Superalloys are important in high-temperature applications; hence, they are also known as heat-resistant or high-temperature alloys. Major applications of superalloys are in jet engines and gas turbines; other applications are in reciprocating engines, in rocket engines, in tools and dies for hot-working of metals, and in the nuclear, chemical, and petrochemical industries. Superalloys generally have good resistance to corrosion, to mechanical and thermal fatigue, to mechanical and thermal shock, to creep, and to erosion at elevated temperatures.
Most superalloys have a maximum service temperature of about 1000 °C (1800 °F) in structural applications. The temperatures can be as high as 1200 °C (2200 °F) and above and a major application for the superalloys of rapidly-solidified powders is consolidation into near-net shapes for parts used in aerospace engines.
Low-melting alloys are so named because of their relatively low melting points. The major metals in this category are lead, zinc, and tin and their alloys.
Lead (Pb) has properties of high density, resistance to corrosion (by virtue of the stable lead-oxide layer that forms to protect the surface), softness, low strength, ductility, and good workability. Lead is also used for damping sound and vibrations, in radiation shielding against x-rays, in ammunition, as weights, and in the chemical industry. An additional use of lead is as a solid lubricant for hot-metal forming operations. Because of its toxicity, however, environmental contamination by lead (causing lead poisoning) is a major concern.
Zinc (Zn), bluish-white in color, is the metal fourth most utilized industrially, coming after iron, aluminum, and copper. Zinc is also used as an alloying element. Brass, for example, is an alloy of copper and zinc. Major alloying elements in zinc-based alloys are aluminum, copper, and magnesium. Zinc-based alloys are used extensively in die casting, for making such products as fuel pumps and grills for automobiles, components for household appliances such as vacuum cleaners, washing machines, and kitchen equipment, and various machinery parts and photoengraving equipment.

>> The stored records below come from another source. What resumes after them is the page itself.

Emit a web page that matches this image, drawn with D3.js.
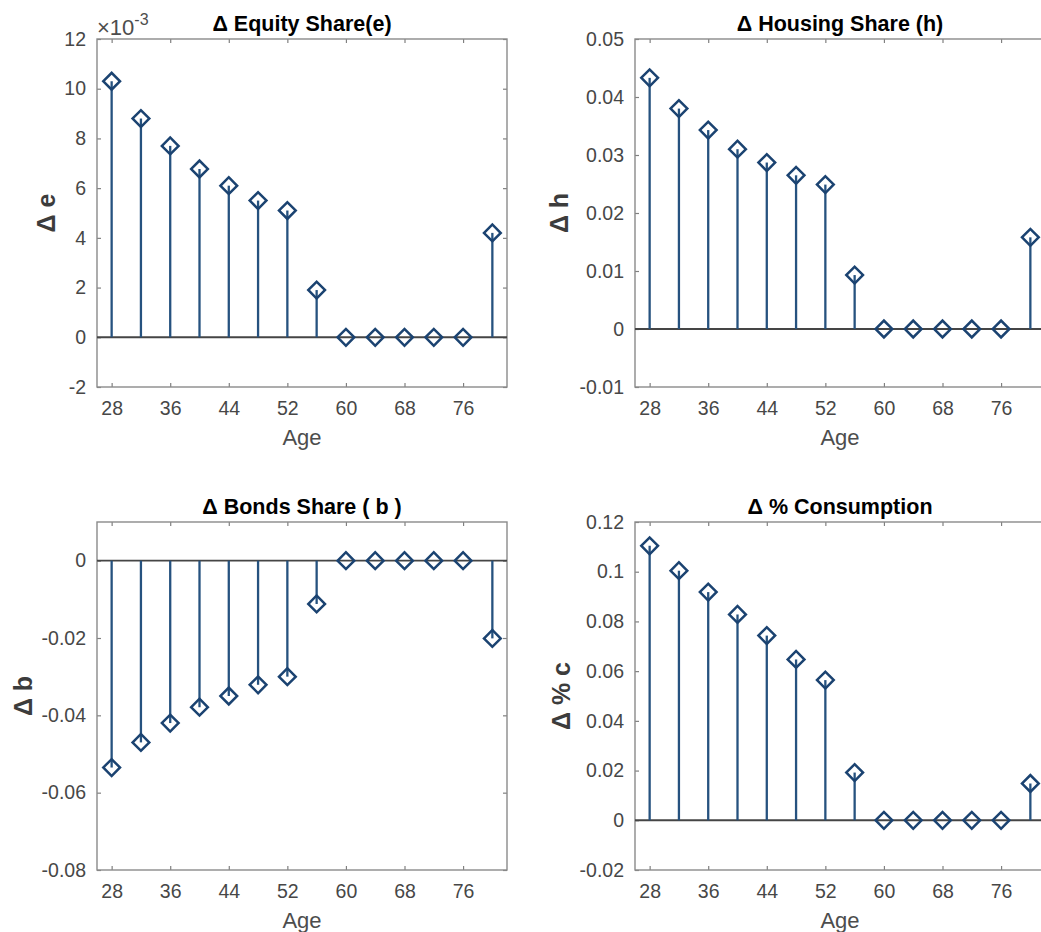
<!DOCTYPE html>
<html lang="en">
<head>
    <meta charset="UTF-8">
    <title>Stem plots by age</title>
    <script src="https://d3js.org/d3.v7.min.js"></script>
    <style>
        body { margin: 0; background: #fff; }
        svg { display: block; font-family: "Liberation Sans", Arial, sans-serif; }
        .tick text { fill: #474747; font-size: 19.5px; }
        .tick line { stroke: #808080; stroke-width: 1.2; }
        .frame { fill: none; stroke: #8a8a8a; stroke-width: 1.4; }
        .zero { stroke: #454545; stroke-width: 1.9; }
        .stem { stroke: #26527f; stroke-width: 2.3; }
        .mark { fill: none; stroke: #1b4371; stroke-width: 2.5; }
        .title { font-size: 21.5px; font-weight: bold; fill: #000; }
        .xlabel { font-size: 22px; fill: #4d4d4d; }
        .ylabel { font-size: 25px; font-weight: bold; fill: #3c3c3c; }
        .expo { fill: #4d4d4d; font-size: 22px; }
        .expo .sup { font-size: 16px; }
    </style>
</head>
<body>
    <svg id="chart" width="1041" height="932"></svg>

    <script>
        // data
        const ages = [28, 32, 36, 40, 44, 48, 52, 56, 60, 64, 68, 72, 76, 80];
        const equityShare = [0.0103, 0.0088, 0.0077, 0.00677, 0.0061, 0.0055, 0.0051, 0.0019, 0, 0, 0, 0, 0, 0.0042];
        const housingShare = [0.0433, 0.0380, 0.0343, 0.0310, 0.0287, 0.0265, 0.0249, 0.0093, 0, 0, 0, 0, 0, 0.0158];
        const bondsShare = [-0.0535, -0.0470, -0.0420, -0.0379, -0.0350, -0.0321, -0.0300, -0.0112, 0, 0, 0, 0, 0, -0.0201];
        const consumption = [0.1104, 0.1004, 0.0918, 0.0828, 0.0743, 0.0647, 0.0564, 0.0192, 0, 0, 0, 0, 0, 0.0148];

        const ageTicks = [28, 36, 44, 52, 60, 68, 76];
        const equityTicks = [-0.002, 0, 0.002, 0.004, 0.006, 0.008, 0.010, 0.012];
        const housingTicks = [-0.01, 0, 0.01, 0.02, 0.03, 0.04, 0.05];
        const bondsTicks = [-0.08, -0.06, -0.04, -0.02, 0];
        const consumptionTicks = [-0.02, 0, 0.02, 0.04, 0.06, 0.08, 0.1, 0.12];

        const panels = [
            {title: "Δ Equity Share(e)", ylab: "Δ e", values: equityShare, ticks: equityTicks,
             domain: [-0.002, 0.012], left: 97, top: 39, ylabOff: 42, scaleExp: true},
            {title: "Δ Housing Share (h)", ylab: "Δ h", values: housingShare, ticks: housingTicks,
             domain: [-0.01, 0.05], left: 635, top: 39, ylabOff: 67},
            {title: "Δ Bonds Share ( b )", ylab: "Δ b", values: bondsShare, ticks: bondsTicks,
             domain: [-0.08, 0.01], left: 97, top: 522, ylabOff: 65},
            {title: "Δ % Consumption", ylab: "Δ % c", values: consumption, ticks: consumptionTicks,
             domain: [-0.02, 0.12], left: 635, top: 522, ylabOff: 65}
        ];

        const width = 410, height = 348;
        const svg = d3.select("#chart");

        const x = d3.scaleLinear().domain([26, 82]).range([0, width]);

        panels.forEach(p => {
            const y = d3.scaleLinear().domain(p.domain).range([height, 0]);
            const fmt = p.scaleExp ? (d => String(Math.round(d * 1000))) : (d => String(+d.toFixed(4)));

            const g = svg.append("g")
                .attr("transform", `translate(${p.left},${p.top})`);

            // axes, ticks pointing inward like matlab
            g.append("g")
                .attr("transform", `translate(0,${height})`)
                .call(d3.axisBottom(x).tickValues(ageTicks).tickSize(-4).tickPadding(14))
                .call(a => a.select(".domain").remove());
            g.append("g")
                .call(d3.axisTop(x).tickValues(ageTicks).tickSize(-4).tickFormat(""))
                .call(a => a.select(".domain").remove());
            g.append("g")
                .call(d3.axisLeft(y).tickValues(p.ticks).tickSize(-4).tickPadding(11).tickFormat(fmt))
                .call(a => a.select(".domain").remove());
            g.append("g")
                .attr("transform", `translate(${width},0)`)
                .call(d3.axisRight(y).tickValues(p.ticks).tickSize(-4).tickFormat(""))
                .call(a => a.select(".domain").remove());

            g.append("rect")
                .attr("class", "frame")
                .attr("width", width)
                .attr("height", height);

            g.append("line")
                .attr("class", "zero")
                .attr("x1", 0).attr("x2", width)
                .attr("y1", y(0)).attr("y2", y(0));

            const pts = ages.map((a, i) => ({age: a, v: p.values[i]}));

            g.selectAll(".stem")
                .data(pts)
                .enter().append("line")
                .attr("class", "stem")
                .attr("x1", d => x(d.age)).attr("x2", d => x(d.age))
                .attr("y1", y(0)).attr("y2", d => y(d.v));

            g.selectAll(".mark")
                .data(pts)
                .enter().append("path")
                .attr("class", "mark")
                .attr("d", d3.symbol(d3.symbolSquare, 140))
                .attr("transform", d => `translate(${x(d.age)},${y(d.v)}) rotate(45)`);

            g.append("text")
                .attr("class", "title")
                .attr("x", width / 2).attr("y", -8)
                .attr("text-anchor", "middle")
                .text(p.title);

            g.append("text")
                .attr("class", "xlabel")
                .attr("x", width / 2).attr("y", height + 58)
                .attr("text-anchor", "middle")
                .text("Age");

            g.append("text")
                .attr("class", "ylabel")
                .attr("transform", `translate(${-p.ylabOff},${height / 2}) rotate(-90)`)
                .attr("text-anchor", "middle")
                .text(p.ylab);

            if (p.scaleExp) {
                const t = g.append("text").attr("class", "expo").attr("x", 0).attr("y", -4);
                t.append("tspan").text("×10");
                t.append("tspan").attr("class", "sup").attr("dy", -10).text("-3");
            }
        });
    </script>
</body>
</html>
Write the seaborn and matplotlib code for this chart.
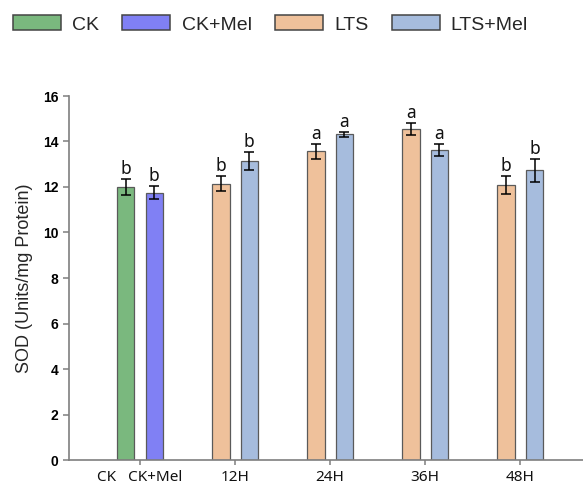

Although used in small amounts, tin (Sn) is an important metal. The most extensive use of tin, a silvery-white, lustrous metal, is as a protective coating on the steel sheet (tin plate) that is used in making containers (tin cans) for food and for various other products. Unalloyed tin is used in such applications as lining material for water distillation plants and as a molten layer of metal over which plate glass (float glass) is made. Tin-based alloys (also called white metals) generally contain copper, antimony, and lead. The alloying elements impart hardness, strength, and corrosion resistance.
Precious Metals. Gold, silver, and platinum are the most important precious (that is, costly) metals; they are also called noble metals.
1. Gold (Au) is soft and ductile, and it has good corrosion resistance at any temperature. Typical applications include jewelry, coinage, reflectors, dental work, electroplating, and electrical contacts and terminals.
2. Silver (Ag) is a ductile metal, and it has the highest electrical and thermal conductivity of any metal. It does, however, develop an oxide film that affects its surface characteristics and appearance. Typical applications for silver include tableware, jewelry, coinage, electroplating, photographic film, electrical contacts, solders, bearing linings, and food and chemical equipment.
3. Platinum (Pt) is a soft, ductile, grayish-white metal that has good corrosion resistance even at elevated temperatures. Platinum alloys are used as electrical contacts, for spark-plug electrodes, as catalysts for automobile pollution-control devices, in filaments, in nozzles, in dies for extruding glass fibers, in thermocouples, in the electrochemical industry, as jewelry, and in dental work.